:: Written instruction ::
Write out the listing exactly as it is given.
####################
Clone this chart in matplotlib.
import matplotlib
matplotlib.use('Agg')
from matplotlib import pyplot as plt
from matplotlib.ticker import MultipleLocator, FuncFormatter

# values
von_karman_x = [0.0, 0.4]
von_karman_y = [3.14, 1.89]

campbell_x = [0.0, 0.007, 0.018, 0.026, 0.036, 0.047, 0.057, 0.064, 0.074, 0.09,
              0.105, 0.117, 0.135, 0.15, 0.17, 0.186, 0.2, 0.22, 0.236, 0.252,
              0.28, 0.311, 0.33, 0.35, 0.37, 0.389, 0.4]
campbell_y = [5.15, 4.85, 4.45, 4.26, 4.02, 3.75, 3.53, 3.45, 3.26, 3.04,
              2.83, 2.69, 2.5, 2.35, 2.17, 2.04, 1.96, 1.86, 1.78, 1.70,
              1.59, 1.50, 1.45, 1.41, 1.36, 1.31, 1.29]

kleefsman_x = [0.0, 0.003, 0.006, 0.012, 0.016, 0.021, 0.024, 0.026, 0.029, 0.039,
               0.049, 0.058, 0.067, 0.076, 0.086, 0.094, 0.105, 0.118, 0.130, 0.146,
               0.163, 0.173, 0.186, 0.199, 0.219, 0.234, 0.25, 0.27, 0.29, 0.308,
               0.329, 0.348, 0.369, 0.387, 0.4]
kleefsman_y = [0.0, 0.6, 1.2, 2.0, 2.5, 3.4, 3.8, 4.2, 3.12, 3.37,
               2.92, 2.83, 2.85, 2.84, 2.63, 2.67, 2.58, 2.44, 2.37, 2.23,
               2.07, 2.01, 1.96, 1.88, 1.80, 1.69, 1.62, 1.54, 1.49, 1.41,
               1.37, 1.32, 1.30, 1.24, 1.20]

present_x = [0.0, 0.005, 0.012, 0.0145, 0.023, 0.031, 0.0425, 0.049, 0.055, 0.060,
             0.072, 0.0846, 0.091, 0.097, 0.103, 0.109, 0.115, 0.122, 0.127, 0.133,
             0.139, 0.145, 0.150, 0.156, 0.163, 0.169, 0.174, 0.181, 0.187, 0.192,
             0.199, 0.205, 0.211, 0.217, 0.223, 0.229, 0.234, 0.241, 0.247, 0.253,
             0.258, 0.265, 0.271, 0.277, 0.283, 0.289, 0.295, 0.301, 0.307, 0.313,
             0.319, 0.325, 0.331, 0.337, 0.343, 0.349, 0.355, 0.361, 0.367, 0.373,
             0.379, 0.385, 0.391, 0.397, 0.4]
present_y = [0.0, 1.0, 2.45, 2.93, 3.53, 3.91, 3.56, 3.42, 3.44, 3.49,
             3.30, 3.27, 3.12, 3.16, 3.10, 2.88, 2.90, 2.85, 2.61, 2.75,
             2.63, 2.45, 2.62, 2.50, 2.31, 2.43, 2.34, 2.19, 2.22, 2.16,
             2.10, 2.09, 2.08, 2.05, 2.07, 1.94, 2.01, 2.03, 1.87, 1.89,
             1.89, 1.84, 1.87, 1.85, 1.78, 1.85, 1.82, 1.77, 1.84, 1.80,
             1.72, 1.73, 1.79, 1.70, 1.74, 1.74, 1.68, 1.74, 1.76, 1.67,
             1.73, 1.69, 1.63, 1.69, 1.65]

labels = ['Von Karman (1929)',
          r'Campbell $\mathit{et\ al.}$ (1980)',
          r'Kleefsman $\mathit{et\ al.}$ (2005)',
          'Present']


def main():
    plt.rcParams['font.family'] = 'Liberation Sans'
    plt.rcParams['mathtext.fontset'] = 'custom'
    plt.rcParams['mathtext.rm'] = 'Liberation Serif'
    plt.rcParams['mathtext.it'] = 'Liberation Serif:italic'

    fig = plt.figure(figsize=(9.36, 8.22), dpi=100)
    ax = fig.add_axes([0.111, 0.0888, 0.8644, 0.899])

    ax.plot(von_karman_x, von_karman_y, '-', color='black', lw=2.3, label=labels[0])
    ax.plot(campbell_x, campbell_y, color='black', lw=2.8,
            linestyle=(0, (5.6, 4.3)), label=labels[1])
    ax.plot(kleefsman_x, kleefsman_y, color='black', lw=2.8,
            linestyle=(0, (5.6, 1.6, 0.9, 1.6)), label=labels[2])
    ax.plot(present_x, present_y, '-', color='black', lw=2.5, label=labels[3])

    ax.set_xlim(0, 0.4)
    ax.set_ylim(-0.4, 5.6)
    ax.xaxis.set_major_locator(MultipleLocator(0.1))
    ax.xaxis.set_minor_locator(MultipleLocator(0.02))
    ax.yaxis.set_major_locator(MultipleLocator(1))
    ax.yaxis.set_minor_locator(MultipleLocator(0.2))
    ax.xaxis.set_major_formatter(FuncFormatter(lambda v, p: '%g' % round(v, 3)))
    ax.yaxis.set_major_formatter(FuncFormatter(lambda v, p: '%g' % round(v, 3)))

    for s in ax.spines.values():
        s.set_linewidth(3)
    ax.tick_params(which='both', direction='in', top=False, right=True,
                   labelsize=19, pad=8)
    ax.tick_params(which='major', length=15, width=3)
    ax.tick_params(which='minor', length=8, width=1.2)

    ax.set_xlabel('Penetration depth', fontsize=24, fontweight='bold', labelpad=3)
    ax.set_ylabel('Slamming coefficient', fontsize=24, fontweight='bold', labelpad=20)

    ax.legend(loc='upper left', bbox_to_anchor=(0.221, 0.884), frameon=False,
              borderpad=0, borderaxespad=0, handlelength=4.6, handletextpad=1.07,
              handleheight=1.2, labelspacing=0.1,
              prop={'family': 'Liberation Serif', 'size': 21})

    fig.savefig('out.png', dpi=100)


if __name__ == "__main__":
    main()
####################
:: Output for this task ::
Clone this chart in matplotlib.
import matplotlib
matplotlib.use('Agg')
from matplotlib import pyplot as plt
from matplotlib.ticker import MultipleLocator, FuncFormatter

# values
von_karman_x = [0.0, 0.4]
von_karman_y = [3.14, 1.89]

campbell_x = [0.0, 0.007, 0.018, 0.026, 0.036, 0.047, 0.057, 0.064, 0.074, 0.09,
              0.105, 0.117, 0.135, 0.15, 0.17, 0.186, 0.2, 0.22, 0.236, 0.252,
              0.28, 0.311, 0.33, 0.35, 0.37, 0.389, 0.4]
campbell_y = [5.15, 4.85, 4.45, 4.26, 4.02, 3.75, 3.53, 3.45, 3.26, 3.04,
              2.83, 2.69, 2.5, 2.35, 2.17, 2.04, 1.96, 1.86, 1.78, 1.70,
              1.59, 1.50, 1.45, 1.41, 1.36, 1.31, 1.29]

kleefsman_x = [0.0, 0.003, 0.006, 0.012, 0.016, 0.021, 0.024, 0.026, 0.029, 0.039,
               0.049, 0.058, 0.067, 0.076, 0.086, 0.094, 0.105, 0.118, 0.130, 0.146,
               0.163, 0.173, 0.186, 0.199, 0.219, 0.234, 0.25, 0.27, 0.29, 0.308,
               0.329, 0.348, 0.369, 0.387, 0.4]
kleefsman_y = [0.0, 0.6, 1.2, 2.0, 2.5, 3.4, 3.8, 4.2, 3.12, 3.37,
               2.92, 2.83, 2.85, 2.84, 2.63, 2.67, 2.58, 2.44, 2.37, 2.23,
               2.07, 2.01, 1.96, 1.88, 1.80, 1.69, 1.62, 1.54, 1.49, 1.41,
               1.37, 1.32, 1.30, 1.24, 1.20]

present_x = [0.0, 0.005, 0.012, 0.0145, 0.023, 0.031, 0.0425, 0.049, 0.055, 0.060,
             0.072, 0.0846, 0.091, 0.097, 0.103, 0.109, 0.115, 0.122, 0.127, 0.133,
             0.139, 0.145, 0.150, 0.156, 0.163, 0.169, 0.174, 0.181, 0.187, 0.192,
             0.199, 0.205, 0.211, 0.217, 0.223, 0.229, 0.234, 0.241, 0.247, 0.253,
             0.258, 0.265, 0.271, 0.277, 0.283, 0.289, 0.295, 0.301, 0.307, 0.313,
             0.319, 0.325, 0.331, 0.337, 0.343, 0.349, 0.355, 0.361, 0.367, 0.373,
             0.379, 0.385, 0.391, 0.397, 0.4]
present_y = [0.0, 1.0, 2.45, 2.93, 3.53, 3.91, 3.56, 3.42, 3.44, 3.49,
             3.30, 3.27, 3.12, 3.16, 3.10, 2.88, 2.90, 2.85, 2.61, 2.75,
             2.63, 2.45, 2.62, 2.50, 2.31, 2.43, 2.34, 2.19, 2.22, 2.16,
             2.10, 2.09, 2.08, 2.05, 2.07, 1.94, 2.01, 2.03, 1.87, 1.89,
             1.89, 1.84, 1.87, 1.85, 1.78, 1.85, 1.82, 1.77, 1.84, 1.80,
             1.72, 1.73, 1.79, 1.70, 1.74, 1.74, 1.68, 1.74, 1.76, 1.67,
             1.73, 1.69, 1.63, 1.69, 1.65]

labels = ['Von Karman (1929)',
          r'Campbell $\mathit{et\ al.}$ (1980)',
          r'Kleefsman $\mathit{et\ al.}$ (2005)',
          'Present']


def main():
    plt.rcParams['font.family'] = 'Liberation Sans'
    plt.rcParams['mathtext.fontset'] = 'custom'
    plt.rcParams['mathtext.rm'] = 'Liberation Serif'
    plt.rcParams['mathtext.it'] = 'Liberation Serif:italic'

    fig = plt.figure(figsize=(9.36, 8.22), dpi=100)
    ax = fig.add_axes([0.111, 0.0888, 0.8644, 0.899])

    ax.plot(von_karman_x, von_karman_y, '-', color='black', lw=2.3, label=labels[0])
    ax.plot(campbell_x, campbell_y, color='black', lw=2.8,
            linestyle=(0, (5.6, 4.3)), label=labels[1])
    ax.plot(kleefsman_x, kleefsman_y, color='black', lw=2.8,
            linestyle=(0, (5.6, 1.6, 0.9, 1.6)), label=labels[2])
    ax.plot(present_x, present_y, '-', color='black', lw=2.5, label=labels[3])

    ax.set_xlim(0, 0.4)
    ax.set_ylim(-0.4, 5.6)
    ax.xaxis.set_major_locator(MultipleLocator(0.1))
    ax.xaxis.set_minor_locator(MultipleLocator(0.02))
    ax.yaxis.set_major_locator(MultipleLocator(1))
    ax.yaxis.set_minor_locator(MultipleLocator(0.2))
    ax.xaxis.set_major_formatter(FuncFormatter(lambda v, p: '%g' % round(v, 3)))
    ax.yaxis.set_major_formatter(FuncFormatter(lambda v, p: '%g' % round(v, 3)))

    for s in ax.spines.values():
        s.set_linewidth(3)
    ax.tick_params(which='both', direction='in', top=False, right=True,
                   labelsize=19, pad=8)
    ax.tick_params(which='major', length=15, width=3)
    ax.tick_params(which='minor', length=8, width=1.2)

    ax.set_xlabel('Penetration depth', fontsize=24, fontweight='bold', labelpad=3)
    ax.set_ylabel('Slamming coefficient', fontsize=24, fontweight='bold', labelpad=20)

    ax.legend(loc='upper left', bbox_to_anchor=(0.221, 0.884), frameon=False,
              borderpad=0, borderaxespad=0, handlelength=4.6, handletextpad=1.07,
              handleheight=1.2, labelspacing=0.1,
              prop={'family': 'Liberation Serif', 'size': 21})

    fig.savefig('out.png', dpi=100)


if __name__ == "__main__":
    main()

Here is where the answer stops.